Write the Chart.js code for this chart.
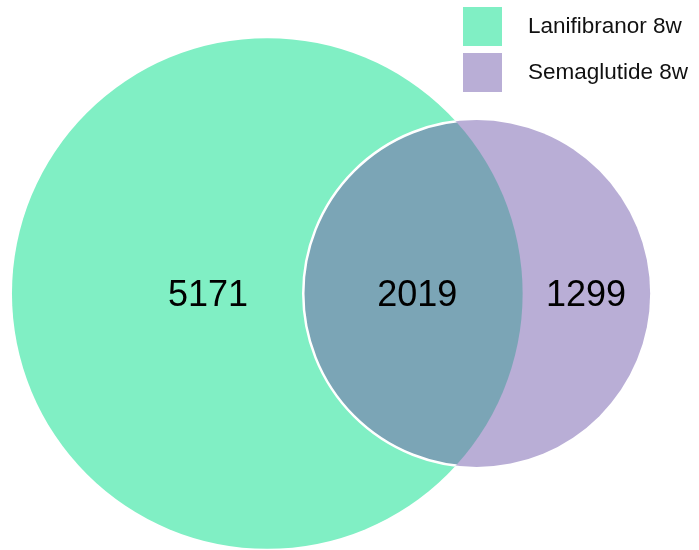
<!DOCTYPE html>
<html>
<head>
<meta charset="utf-8">
<script src="https://cdn.jsdelivr.net/npm/chart.js@4.4.1/dist/chart.umd.min.js"></script>
<style>
   html, body { margin: 0; padding: 0; background: #fff; }
   #wrap { width: 699px; height: 550px; }
</style>
</head>
<body>
<div id="wrap"><canvas id="venn"></canvas></div>
<script>
// sets and region counts
const setNames = ['Lanifibranor 8w', 'Semaglutide 8w']
const onlyCounts = [5171, 1299]
const sharedCount = 2019
const setColors = ['#80efc4', '#b9aed6']
const sharedColor = '#7ba5b6'

// layout (pixels per unit of sqrt(count / PI), big circle centre in px)
const ppu = 5.337
const centrePx = { x: 267.3, y: 293.5 }
const distanceStretch = 1.024
const labelOffsets = [-11.1, 28.1, 59.7]
const W = 699, H = 550

Chart.defaults.font.family = '"Liberation Sans", Arial, sans-serif'

// area proportional circles
const totals = onlyCounts.map(c => c + sharedCount)
const radii = totals.map(t => Math.sqrt(t / Math.PI))

function lensArea(d, r1, r2) {
   const a1 = r1 * r1 * Math.acos((d * d + r1 * r1 - r2 * r2) / (2 * d * r1))
   const a2 = r2 * r2 * Math.acos((d * d + r2 * r2 - r1 * r1) / (2 * d * r2))
   const k = Math.sqrt((-d + r1 + r2) * (d + r1 - r2) * (d - r1 + r2) * (d + r1 + r2))
   return a1 + a2 - 0.5 * k
}

function centreDistance(r1, r2, area) {
   let lo = Math.abs(r1 - r2) + 1e-6
   let hi = r1 + r2 - 1e-6
   for (let i = 0; i < 80; ++i) {
      const mid = (lo + hi) / 2
      if (lensArea(mid, r1, r2) > area) lo = mid
      else hi = mid
   }
   return (lo + hi) / 2
}

const dist = centreDistance(radii[0], radii[1], sharedCount) * distanceStretch
const centresX = [0, dist]

function pxRadius(chart, r) {
   const s = chart.scales.x
   return Math.abs(s.getPixelForValue(r) - s.getPixelForValue(0))
}

function circlePx(chart, i) {
   return {
      x: chart.scales.x.getPixelForValue(centresX[i]),
      y: chart.scales.y.getPixelForValue(0),
      r: pxRadius(chart, radii[i])
   }
}

const vennPlugin = {
   id: 'venn',
   afterDatasetsDraw(chart) {
      const ctx = chart.ctx
      const a = circlePx(chart, 0)
      const b = circlePx(chart, 1)

      // shared region
      ctx.save()
      ctx.beginPath()
      ctx.arc(a.x, a.y, a.r, 0, Math.PI * 2)
      ctx.clip()
      ctx.beginPath()
      ctx.arc(b.x, b.y, b.r, 0, Math.PI * 2)
      ctx.fillStyle = sharedColor
      ctx.fill()
      ctx.lineWidth = 2.5
      ctx.strokeStyle = '#ffffff'
      ctx.stroke()
      ctx.restore()

      // counts
      const counts = [onlyCounts[0], sharedCount, onlyCounts[1]]
      ctx.save()
      ctx.font = '36px "Liberation Sans", Arial, sans-serif'
      ctx.fillStyle = '#000000'
      ctx.textAlign = 'center'
      ctx.textBaseline = 'alphabetic'
      counts.forEach((c, i) => {
         const x = chart.scales.x.getPixelForValue(labelOffsets[i])
         const y = chart.scales.y.getPixelForValue(0) + 12
         ctx.fillText(String(c), x, y)
      })
      ctx.restore()
   },
   afterDraw(chart) {
      // legend
      const ctx = chart.ctx
      ctx.save()
      ctx.font = '22.5px "Liberation Sans", Arial, sans-serif'
      ctx.textBaseline = 'middle'
      ctx.textAlign = 'left'
      setNames.forEach((name, i) => {
         const top = 7 + i * 46
         ctx.fillStyle = setColors[i]
         ctx.fillRect(463, top, 39, 39)
         ctx.fillStyle = '#111111'
         ctx.fillText(name, 528, top + 20)
      })
      ctx.restore()
   }
}

new Chart(document.getElementById('venn'), {
   type: 'scatter',
   data: {
      datasets: setNames.map((name, i) => ({
         label: name,
         data: [{ x: centresX[i], y: 0 }],
         backgroundColor: setColors[i],
         borderColor: '#ffffff',
         borderWidth: 0,
         pointRadius: ctx => pxRadius(ctx.chart, radii[i]),
         order: 2 - i,
         clip: false
      }))
   },
   options: {
      responsive: true,
      maintainAspectRatio: false,
      animation: false,
      events: [],
      layout: { padding: 0 },
      scales: {
         x: { type: 'linear', display: false, min: -centrePx.x / ppu, max: (W - centrePx.x) / ppu },
         y: { type: 'linear', display: false, min: -(H - centrePx.y) / ppu, max: centrePx.y / ppu }
      },
      plugins: {
         legend: { display: false },
         tooltip: { enabled: false }
      }
   },
   plugins: [vennPlugin]
})
</script>
</body>
</html>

WHAT TO DO: Write out an exact copy of the listing, first line through the line containing "const radii = totals.map(t", with the pictures left out.

REPLY:
Write the Chart.js code for this chart.
<!DOCTYPE html>
<html>
<head>
<meta charset="utf-8">
<script src="https://cdn.jsdelivr.net/npm/chart.js@4.4.1/dist/chart.umd.min.js"></script>
<style>
   html, body { margin: 0; padding: 0; background: #fff; }
   #wrap { width: 699px; height: 550px; }
</style>
</head>
<body>
<div id="wrap"><canvas id="venn"></canvas></div>
<script>
// sets and region counts
const setNames = ['Lanifibranor 8w', 'Semaglutide 8w']
const onlyCounts = [5171, 1299]
const sharedCount = 2019
const setColors = ['#80efc4', '#b9aed6']
const sharedColor = '#7ba5b6'

// layout (pixels per unit of sqrt(count / PI), big circle centre in px)
const ppu = 5.337
const centrePx = { x: 267.3, y: 293.5 }
const distanceStretch = 1.024
const labelOffsets = [-11.1, 28.1, 59.7]
const W = 699, H = 550

Chart.defaults.font.family = '"Liberation Sans", Arial, sans-serif'

// area proportional circles
const totals = onlyCounts.map(c => c + sharedCount)
const radii = totals.map(t => Math.sqrt(t / Math.PI))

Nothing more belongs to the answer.